Missionaries of Charity, established by Mother Teresa, has announced their decision to de-regulate 13 of their 16 adoption centres, along with ending adopting services in India, effective 1 August 2015, in the wake of the new laws issued in July under a notification by the Women and Child Development Ministry, headed by Meneka Gandhi. The Charity, that runs its adoption centres under the name Nirmala Shishu Bhawan, are known for their services like food, shelter, and education provided to special-needs children, along with abandoned, and destitute children, from impoverished backgrounds.
The Charity’s request comes after a change in law, that apparently, makes it easier for single, separated, and divorced parents to adopt children.
Although, the previous laws did not hinder single, separated, and divorced parents from adopting children, it was however up to the discretion of the Charity’s adoption centre to approve or disapprove the adoption request, as applications for adoption were filed directly to the concerned adoption centre. This process was said to be tedious, and could take up to months, or even years before the concerned adoption agency reached their final decision.
The new law requires parents to first register their application on the CARA (Central Adoption Resource Authority) website – the nodal body for adoption under the Women and Child Development Ministry; prospective parents can then track their applications online. This new application process, has thus centralised the adoption process, creating an apparent conflict of ideologies between the Missionaries of Charity, and the centre.
As stated by the Veerendra Mishra, to the Indian Express, secretary CARA, there are two points of contention that have led the Charity to end their adoption services in India, “First, [Missionaries of Charity] will not allow adoption by single parents; second, they also have issues with couples, one or both of whom has had a divorce earlier.”
Sister Amla, from the North Delhi centre of the Charity, confirmed the organisation’s decision to end adoption services, and de-regulate adoption centres; she told the media that, “The new guidelines hurt our conscience. They are certainly not for religious people like us”

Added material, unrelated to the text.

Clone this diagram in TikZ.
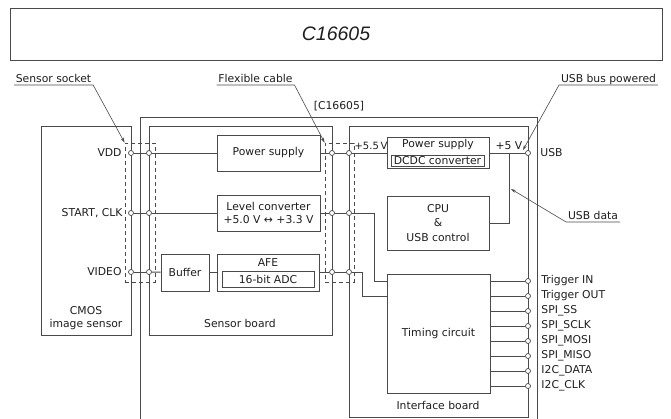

A statement from the Missionaries of Charity further added, “If we were to continue with the work set up by Mother Teresa, complying with all the provisions would be very difficult for us.”
Moreover, the new law suggests that parents will be given an option to choose between 4 to 6 children before they adopt one. The charity, however, is not in favour of the idea, as they believe that this takes away from the essence of adoption, to view the child as a gift, and not as a commodity.
However, the charity had been contemplating to end their services, “for some time”, to focus their attentions on special needs children who have not been adopted.
The ministry has indicated that since the Charity are experts in their field of work, the government would not want them to close down their adoption centres, however they will remove the children from the charity’s adoption centres, and move them to other centres if the charity refuses to give the children up for adoption.